(Figure scripts)

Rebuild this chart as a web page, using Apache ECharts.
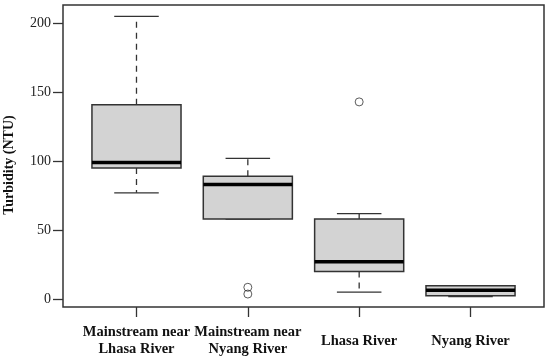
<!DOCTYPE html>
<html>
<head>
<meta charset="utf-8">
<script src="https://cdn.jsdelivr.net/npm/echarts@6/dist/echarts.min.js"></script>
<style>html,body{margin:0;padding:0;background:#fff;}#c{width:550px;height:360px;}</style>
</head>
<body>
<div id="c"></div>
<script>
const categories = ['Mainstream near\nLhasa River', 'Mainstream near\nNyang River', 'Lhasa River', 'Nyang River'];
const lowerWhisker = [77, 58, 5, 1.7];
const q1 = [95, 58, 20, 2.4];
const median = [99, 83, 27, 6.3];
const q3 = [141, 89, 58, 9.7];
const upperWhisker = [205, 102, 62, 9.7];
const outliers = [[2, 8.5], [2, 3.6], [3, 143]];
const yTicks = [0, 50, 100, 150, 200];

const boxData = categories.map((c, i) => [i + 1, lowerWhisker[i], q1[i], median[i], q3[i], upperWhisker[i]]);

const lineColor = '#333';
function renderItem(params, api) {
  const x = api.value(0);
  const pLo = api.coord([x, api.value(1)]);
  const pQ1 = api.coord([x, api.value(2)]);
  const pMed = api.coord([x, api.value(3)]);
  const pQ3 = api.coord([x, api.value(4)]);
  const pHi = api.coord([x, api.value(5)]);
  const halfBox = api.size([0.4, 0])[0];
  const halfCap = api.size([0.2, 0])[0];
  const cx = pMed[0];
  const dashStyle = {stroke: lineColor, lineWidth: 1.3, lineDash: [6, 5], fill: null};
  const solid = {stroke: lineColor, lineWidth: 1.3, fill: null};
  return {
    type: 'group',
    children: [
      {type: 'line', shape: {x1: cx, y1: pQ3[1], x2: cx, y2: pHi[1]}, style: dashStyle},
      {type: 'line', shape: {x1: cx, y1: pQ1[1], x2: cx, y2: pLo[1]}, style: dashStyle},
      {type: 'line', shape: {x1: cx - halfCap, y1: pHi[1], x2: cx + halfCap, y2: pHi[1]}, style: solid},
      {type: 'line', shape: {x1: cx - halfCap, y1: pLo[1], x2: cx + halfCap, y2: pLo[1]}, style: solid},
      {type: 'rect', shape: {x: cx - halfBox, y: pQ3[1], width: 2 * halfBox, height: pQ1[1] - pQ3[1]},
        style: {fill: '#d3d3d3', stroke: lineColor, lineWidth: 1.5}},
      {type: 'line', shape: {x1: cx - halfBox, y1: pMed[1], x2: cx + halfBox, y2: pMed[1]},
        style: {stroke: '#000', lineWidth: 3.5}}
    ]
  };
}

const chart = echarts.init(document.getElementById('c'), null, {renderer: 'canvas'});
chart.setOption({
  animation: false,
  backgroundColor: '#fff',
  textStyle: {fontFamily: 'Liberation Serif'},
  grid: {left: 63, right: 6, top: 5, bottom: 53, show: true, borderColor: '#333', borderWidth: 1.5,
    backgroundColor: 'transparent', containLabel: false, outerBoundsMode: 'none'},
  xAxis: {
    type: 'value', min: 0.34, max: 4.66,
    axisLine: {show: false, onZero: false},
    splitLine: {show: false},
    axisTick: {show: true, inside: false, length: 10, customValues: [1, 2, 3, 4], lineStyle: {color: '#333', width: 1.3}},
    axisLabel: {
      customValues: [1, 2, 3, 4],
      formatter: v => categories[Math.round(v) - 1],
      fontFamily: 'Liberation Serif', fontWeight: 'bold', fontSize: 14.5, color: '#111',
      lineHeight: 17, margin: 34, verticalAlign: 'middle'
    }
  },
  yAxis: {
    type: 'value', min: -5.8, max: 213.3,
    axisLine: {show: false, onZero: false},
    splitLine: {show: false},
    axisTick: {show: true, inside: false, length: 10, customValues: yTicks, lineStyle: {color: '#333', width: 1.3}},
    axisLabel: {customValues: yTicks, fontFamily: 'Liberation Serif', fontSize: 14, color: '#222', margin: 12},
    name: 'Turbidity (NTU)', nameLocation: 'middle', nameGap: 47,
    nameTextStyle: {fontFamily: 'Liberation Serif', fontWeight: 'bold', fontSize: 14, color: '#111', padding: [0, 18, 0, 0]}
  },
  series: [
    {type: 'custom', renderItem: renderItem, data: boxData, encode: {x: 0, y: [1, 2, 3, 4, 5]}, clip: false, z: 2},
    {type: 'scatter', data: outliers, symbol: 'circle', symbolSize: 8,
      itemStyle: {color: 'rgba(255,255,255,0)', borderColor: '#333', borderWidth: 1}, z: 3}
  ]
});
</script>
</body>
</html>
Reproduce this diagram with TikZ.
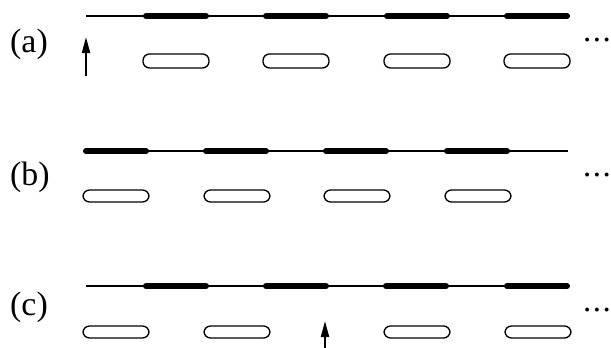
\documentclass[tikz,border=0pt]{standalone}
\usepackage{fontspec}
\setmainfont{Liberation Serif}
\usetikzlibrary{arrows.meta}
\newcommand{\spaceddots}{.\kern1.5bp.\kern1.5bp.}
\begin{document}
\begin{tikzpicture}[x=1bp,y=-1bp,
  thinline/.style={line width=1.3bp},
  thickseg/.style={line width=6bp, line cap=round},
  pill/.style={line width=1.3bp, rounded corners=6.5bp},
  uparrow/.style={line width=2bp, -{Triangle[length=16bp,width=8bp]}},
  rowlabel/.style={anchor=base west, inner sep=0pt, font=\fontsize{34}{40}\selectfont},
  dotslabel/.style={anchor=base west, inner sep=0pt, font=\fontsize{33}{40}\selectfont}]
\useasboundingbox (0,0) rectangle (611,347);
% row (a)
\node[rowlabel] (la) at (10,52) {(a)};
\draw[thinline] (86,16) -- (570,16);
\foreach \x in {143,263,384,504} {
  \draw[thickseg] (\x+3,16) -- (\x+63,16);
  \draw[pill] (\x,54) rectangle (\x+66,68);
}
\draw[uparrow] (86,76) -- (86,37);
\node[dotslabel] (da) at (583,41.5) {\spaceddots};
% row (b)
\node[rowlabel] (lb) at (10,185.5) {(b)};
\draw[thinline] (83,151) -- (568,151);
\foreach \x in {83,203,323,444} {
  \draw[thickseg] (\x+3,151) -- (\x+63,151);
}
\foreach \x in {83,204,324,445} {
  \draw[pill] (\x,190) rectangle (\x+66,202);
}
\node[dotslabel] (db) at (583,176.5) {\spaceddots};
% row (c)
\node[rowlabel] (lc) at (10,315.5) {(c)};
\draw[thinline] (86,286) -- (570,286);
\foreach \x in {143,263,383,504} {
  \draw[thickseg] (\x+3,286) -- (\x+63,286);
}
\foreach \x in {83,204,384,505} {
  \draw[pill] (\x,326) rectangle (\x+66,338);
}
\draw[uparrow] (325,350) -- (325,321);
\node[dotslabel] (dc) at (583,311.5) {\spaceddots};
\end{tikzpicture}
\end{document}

→ **Problem requirements**: Repeat the data exactly, excluding the pictures.

→ **Written response**:
Rebuild this chart as a web page, using Apache ECharts.
<!DOCTYPE html>
<html>
<head>
<meta charset="utf-8">
<script src="https://cdn.jsdelivr.net/npm/echarts@6/dist/echarts.min.js"></script>
<style>html,body{margin:0;padding:0;background:#fff;}#c{width:550px;height:360px;}</style>
</head>
<body>
<div id="c"></div>
<script>
const categories = ['Mainstream near\nLhasa River', 'Mainstream near\nNyang River', 'Lhasa River', 'Nyang River'];
const lowerWhisker = [77, 58, 5, 1.7];
const q1 = [95, 58, 20, 2.4];
const median = [99, 83, 27, 6.3];
const q3 = [141, 89, 58, 9.7];
const upperWhisker = [205, 102, 62, 9.7];
const outliers = [[2, 8.5], [2, 3.6], [3, 143]];
const yTicks = [0, 50, 100, 150, 200];

const boxData = categories.map((c, i) => [i + 1, lowerWhisker[i], q1[i], median[i], q3[i], upperWhisker[i]]);

const lineColor = '#333';
function renderItem(params, api) {
  const x = api.value(0);
  const pLo = api.coord([x, api.value(1)]);
  const pQ1 = api.coord([x, api.value(2)]);
  const pMed = api.coord([x, api.value(3)]);
  const pQ3 = api.coord([x, api.value(4)]);
  const pHi = api.coord([x, api.value(5)]);
  const halfBox = api.size([0.4, 0])[0];
  const halfCap = api.size([0.2, 0])[0];
  const cx = pMed[0];
  const dashStyle = {stroke: lineColor, lineWidth: 1.3, lineDash: [6, 5], fill: null};
  const solid = {stroke: lineColor, lineWidth: 1.3, fill: null};
  return {
    type: 'group',
    children: [
      {type: 'line', shape: {x1: cx, y1: pQ3[1], x2: cx, y2: pHi[1]}, style: dashStyle},
      {type: 'line', shape: {x1: cx, y1: pQ1[1], x2: cx, y2: pLo[1]}, style: dashStyle},
      {type: 'line', shape: {x1: cx - halfCap, y1: pHi[1], x2: cx + halfCap, y2: pHi[1]}, style: solid},
      {type: 'line', shape: {x1: cx - halfCap, y1: pLo[1], x2: cx + halfCap, y2: pLo[1]}, style: solid},
      {type: 'rect', shape: {x: cx - halfBox, y: pQ3[1], width: 2 * halfBox, height: pQ1[1] - pQ3[1]},
        style: {fill: '#d3d3d3', stroke: lineColor, lineWidth: 1.5}},
      {type: 'line', shape: {x1: cx - halfBox, y1: pMed[1], x2: cx + halfBox, y2: pMed[1]},
        style: {stroke: '#000', lineWidth: 3.5}}
    ]
  };
}

const chart = echarts.init(document.getElementById('c'), null, {renderer: 'canvas'});
chart.setOption({
  animation: false,
  backgroundColor: '#fff',
  textStyle: {fontFamily: 'Liberation Serif'},
  grid: {left: 63, right: 6, top: 5, bottom: 53, show: true, borderColor: '#333', borderWidth: 1.5,
    backgroundColor: 'transparent', containLabel: false, outerBoundsMode: 'none'},
  xAxis: {
    type: 'value', min: 0.34, max: 4.66,
    axisLine: {show: false, onZero: false},
    splitLine: {show: false},
    axisTick: {show: true, inside: false, length: 10, customValues: [1, 2, 3, 4], lineStyle: {color: '#333', width: 1.3}},
    axisLabel: {
      customValues: [1, 2, 3, 4],
      formatter: v => categories[Math.round(v) - 1],
      fontFamily: 'Liberation Serif', fontWeight: 'bold', fontSize: 14.5, color: '#111',
      lineHeight: 17, margin: 34, verticalAlign: 'middle'
    }
  },
  yAxis: {
    type: 'value', min: -5.8, max: 213.3,
    axisLine: {show: false, onZero: false},
    splitLine: {show: false},
    axisTick: {show: true, inside: false, length: 10, customValues: yTicks, lineStyle: {color: '#333', width: 1.3}},
    axisLabel: {customValues: yTicks, fontFamily: 'Liberation Serif', fontSize: 14, color: '#222', margin: 12},
    name: 'Turbidity (NTU)', nameLocation: 'middle', nameGap: 47,
    nameTextStyle: {fontFamily: 'Liberation Serif', fontWeight: 'bold', fontSize: 14, color: '#111', padding: [0, 18, 0, 0]}
  },
  series: [
    {type: 'custom', renderItem: renderItem, data: boxData, encode: {x: 0, y: [1, 2, 3, 4, 5]}, clip: false, z: 2},
    {type: 'scatter', data: outliers, symbol: 'circle', symbolSize: 8,
      itemStyle: {color: 'rgba(255,255,255,0)', borderColor: '#333', borderWidth: 1}, z: 3}
  ]
});
</script>
</body>
</html>
Reproduce this diagram with TikZ.
\documentclass[tikz,border=0pt]{standalone}
\usepackage{fontspec}
\setmainfont{Liberation Serif}
\usetikzlibrary{arrows.meta}
\newcommand{\spaceddots}{.\kern1.5bp.\kern1.5bp.}
\begin{document}
\begin{tikzpicture}[x=1bp,y=-1bp,
  thinline/.style={line width=1.3bp},
  thickseg/.style={line width=6bp, line cap=round},
  pill/.style={line width=1.3bp, rounded corners=6.5bp},
  uparrow/.style={line width=2bp, -{Triangle[length=16bp,width=8bp]}},
  rowlabel/.style={anchor=base west, inner sep=0pt, font=\fontsize{34}{40}\selectfont},
  dotslabel/.style={anchor=base west, inner sep=0pt, font=\fontsize{33}{40}\selectfont}]
\useasboundingbox (0,0) rectangle (611,347);
% row (a)
\node[rowlabel] (la) at (10,52) {(a)};
\draw[thinline] (86,16) -- (570,16);
\foreach \x in {143,263,384,504} {
  \draw[thickseg] (\x+3,16) -- (\x+63,16);
  \draw[pill] (\x,54) rectangle (\x+66,68);
}
\draw[uparrow] (86,76) -- (86,37);
\node[dotslabel] (da) at (583,41.5) {\spaceddots};
% row (b)
\node[rowlabel] (lb) at (10,185.5) {(b)};
\draw[thinline] (83,151) -- (568,151);
\foreach \x in {83,203,323,444} {
  \draw[thickseg] (\x+3,151) -- (\x+63,151);
}
\foreach \x in {83,204,324,445} {
  \draw[pill] (\x,190) rectangle (\x+66,202);
}
\node[dotslabel] (db) at (583,176.5) {\spaceddots};
% row (c)
\node[rowlabel] (lc) at (10,315.5) {(c)};
\draw[thinline] (86,286) -- (570,286);
\foreach \x in {143,263,383,504} {
  \draw[thickseg] (\x+3,286) -- (\x+63,286);
}
\foreach \x in {83,204,384,505} {
  \draw[pill] (\x,326) rectangle (\x+66,338);
}
\draw[uparrow] (325,350) -- (325,321);
\node[dotslabel] (dc) at (583,311.5) {\spaceddots};
\end{tikzpicture}
\end{document}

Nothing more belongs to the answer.